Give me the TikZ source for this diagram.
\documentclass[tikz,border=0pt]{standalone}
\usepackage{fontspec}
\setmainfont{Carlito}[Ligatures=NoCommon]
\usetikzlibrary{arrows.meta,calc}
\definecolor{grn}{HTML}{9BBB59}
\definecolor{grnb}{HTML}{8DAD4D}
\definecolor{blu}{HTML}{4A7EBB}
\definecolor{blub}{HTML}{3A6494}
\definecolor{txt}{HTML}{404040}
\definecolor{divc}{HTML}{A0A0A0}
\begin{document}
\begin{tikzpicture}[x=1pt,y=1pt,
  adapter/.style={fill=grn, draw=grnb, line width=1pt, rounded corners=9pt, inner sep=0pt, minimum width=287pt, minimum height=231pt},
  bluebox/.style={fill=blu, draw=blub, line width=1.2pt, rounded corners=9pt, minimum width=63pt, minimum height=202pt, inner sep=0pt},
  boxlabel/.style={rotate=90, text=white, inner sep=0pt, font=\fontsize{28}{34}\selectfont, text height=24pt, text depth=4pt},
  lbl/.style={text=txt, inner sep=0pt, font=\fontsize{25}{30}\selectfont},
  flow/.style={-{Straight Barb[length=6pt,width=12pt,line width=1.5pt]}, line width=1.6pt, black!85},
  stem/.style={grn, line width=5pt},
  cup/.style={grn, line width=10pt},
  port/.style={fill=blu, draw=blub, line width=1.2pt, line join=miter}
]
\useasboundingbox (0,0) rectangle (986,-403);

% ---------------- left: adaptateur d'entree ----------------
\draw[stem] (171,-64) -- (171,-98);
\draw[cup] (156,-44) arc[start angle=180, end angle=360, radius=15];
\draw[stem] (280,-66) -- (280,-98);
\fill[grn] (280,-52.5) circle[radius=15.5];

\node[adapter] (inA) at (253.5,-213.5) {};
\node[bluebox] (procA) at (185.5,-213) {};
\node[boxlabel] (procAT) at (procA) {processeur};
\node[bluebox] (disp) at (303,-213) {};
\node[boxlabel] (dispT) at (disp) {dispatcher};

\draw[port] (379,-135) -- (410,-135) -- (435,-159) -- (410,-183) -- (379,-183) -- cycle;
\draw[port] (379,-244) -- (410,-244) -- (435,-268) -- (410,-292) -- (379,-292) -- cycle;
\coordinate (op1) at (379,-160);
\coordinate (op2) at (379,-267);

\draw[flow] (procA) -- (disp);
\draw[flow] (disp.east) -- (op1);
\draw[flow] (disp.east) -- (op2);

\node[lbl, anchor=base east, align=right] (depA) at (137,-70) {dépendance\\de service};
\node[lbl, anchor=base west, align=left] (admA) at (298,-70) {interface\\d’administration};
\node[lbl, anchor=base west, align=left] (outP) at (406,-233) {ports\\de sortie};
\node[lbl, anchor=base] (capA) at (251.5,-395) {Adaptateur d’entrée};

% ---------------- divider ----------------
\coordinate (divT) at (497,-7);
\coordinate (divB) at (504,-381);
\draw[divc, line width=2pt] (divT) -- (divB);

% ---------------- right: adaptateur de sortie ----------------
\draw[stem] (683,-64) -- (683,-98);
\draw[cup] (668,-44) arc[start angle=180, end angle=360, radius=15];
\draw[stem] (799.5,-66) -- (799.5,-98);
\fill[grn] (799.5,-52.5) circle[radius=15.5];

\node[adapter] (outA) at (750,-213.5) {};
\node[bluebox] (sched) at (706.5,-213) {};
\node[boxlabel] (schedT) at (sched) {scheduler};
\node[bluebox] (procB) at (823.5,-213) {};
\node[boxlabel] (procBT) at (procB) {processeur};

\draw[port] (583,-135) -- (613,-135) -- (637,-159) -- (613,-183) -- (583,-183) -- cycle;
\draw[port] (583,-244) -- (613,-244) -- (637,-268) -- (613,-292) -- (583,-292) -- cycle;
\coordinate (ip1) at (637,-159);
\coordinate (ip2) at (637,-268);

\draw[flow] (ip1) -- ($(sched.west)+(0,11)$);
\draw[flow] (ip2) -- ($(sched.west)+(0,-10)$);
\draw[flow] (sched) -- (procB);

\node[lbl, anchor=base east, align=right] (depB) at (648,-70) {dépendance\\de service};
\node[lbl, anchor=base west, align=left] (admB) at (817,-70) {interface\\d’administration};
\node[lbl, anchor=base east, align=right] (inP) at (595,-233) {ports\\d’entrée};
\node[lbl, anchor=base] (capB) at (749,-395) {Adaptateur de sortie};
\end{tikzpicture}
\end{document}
=====
Request — Transcribe all of the material exactly. Omit nothing.

Answer to the task —
Give me the TikZ source for this diagram.
\documentclass[tikz,border=0pt]{standalone}
\usepackage{fontspec}
\setmainfont{Carlito}[Ligatures=NoCommon]
\usetikzlibrary{arrows.meta,calc}
\definecolor{grn}{HTML}{9BBB59}
\definecolor{grnb}{HTML}{8DAD4D}
\definecolor{blu}{HTML}{4A7EBB}
\definecolor{blub}{HTML}{3A6494}
\definecolor{txt}{HTML}{404040}
\definecolor{divc}{HTML}{A0A0A0}
\begin{document}
\begin{tikzpicture}[x=1pt,y=1pt,
  adapter/.style={fill=grn, draw=grnb, line width=1pt, rounded corners=9pt, inner sep=0pt, minimum width=287pt, minimum height=231pt},
  bluebox/.style={fill=blu, draw=blub, line width=1.2pt, rounded corners=9pt, minimum width=63pt, minimum height=202pt, inner sep=0pt},
  boxlabel/.style={rotate=90, text=white, inner sep=0pt, font=\fontsize{28}{34}\selectfont, text height=24pt, text depth=4pt},
  lbl/.style={text=txt, inner sep=0pt, font=\fontsize{25}{30}\selectfont},
  flow/.style={-{Straight Barb[length=6pt,width=12pt,line width=1.5pt]}, line width=1.6pt, black!85},
  stem/.style={grn, line width=5pt},
  cup/.style={grn, line width=10pt},
  port/.style={fill=blu, draw=blub, line width=1.2pt, line join=miter}
]
\useasboundingbox (0,0) rectangle (986,-403);

% ---------------- left: adaptateur d'entree ----------------
\draw[stem] (171,-64) -- (171,-98);
\draw[cup] (156,-44) arc[start angle=180, end angle=360, radius=15];
\draw[stem] (280,-66) -- (280,-98);
\fill[grn] (280,-52.5) circle[radius=15.5];

\node[adapter] (inA) at (253.5,-213.5) {};
\node[bluebox] (procA) at (185.5,-213) {};
\node[boxlabel] (procAT) at (procA) {processeur};
\node[bluebox] (disp) at (303,-213) {};
\node[boxlabel] (dispT) at (disp) {dispatcher};

\draw[port] (379,-135) -- (410,-135) -- (435,-159) -- (410,-183) -- (379,-183) -- cycle;
\draw[port] (379,-244) -- (410,-244) -- (435,-268) -- (410,-292) -- (379,-292) -- cycle;
\coordinate (op1) at (379,-160);
\coordinate (op2) at (379,-267);

\draw[flow] (procA) -- (disp);
\draw[flow] (disp.east) -- (op1);
\draw[flow] (disp.east) -- (op2);

\node[lbl, anchor=base east, align=right] (depA) at (137,-70) {dépendance\\de service};
\node[lbl, anchor=base west, align=left] (admA) at (298,-70) {interface\\d’administration};
\node[lbl, anchor=base west, align=left] (outP) at (406,-233) {ports\\de sortie};
\node[lbl, anchor=base] (capA) at (251.5,-395) {Adaptateur d’entrée};

% ---------------- divider ----------------
\coordinate (divT) at (497,-7);
\coordinate (divB) at (504,-381);
\draw[divc, line width=2pt] (divT) -- (divB);

% ---------------- right: adaptateur de sortie ----------------
\draw[stem] (683,-64) -- (683,-98);
\draw[cup] (668,-44) arc[start angle=180, end angle=360, radius=15];
\draw[stem] (799.5,-66) -- (799.5,-98);
\fill[grn] (799.5,-52.5) circle[radius=15.5];

\node[adapter] (outA) at (750,-213.5) {};
\node[bluebox] (sched) at (706.5,-213) {};
\node[boxlabel] (schedT) at (sched) {scheduler};
\node[bluebox] (procB) at (823.5,-213) {};
\node[boxlabel] (procBT) at (procB) {processeur};

\draw[port] (583,-135) -- (613,-135) -- (637,-159) -- (613,-183) -- (583,-183) -- cycle;
\draw[port] (583,-244) -- (613,-244) -- (637,-268) -- (613,-292) -- (583,-292) -- cycle;
\coordinate (ip1) at (637,-159);
\coordinate (ip2) at (637,-268);

\draw[flow] (ip1) -- ($(sched.west)+(0,11)$);
\draw[flow] (ip2) -- ($(sched.west)+(0,-10)$);
\draw[flow] (sched) -- (procB);

\node[lbl, anchor=base east, align=right] (depB) at (648,-70) {dépendance\\de service};
\node[lbl, anchor=base west, align=left] (admB) at (817,-70) {interface\\d’administration};
\node[lbl, anchor=base east, align=right] (inP) at (595,-233) {ports\\d’entrée};
\node[lbl, anchor=base] (capB) at (749,-395) {Adaptateur de sortie};
\end{tikzpicture}
\end{document}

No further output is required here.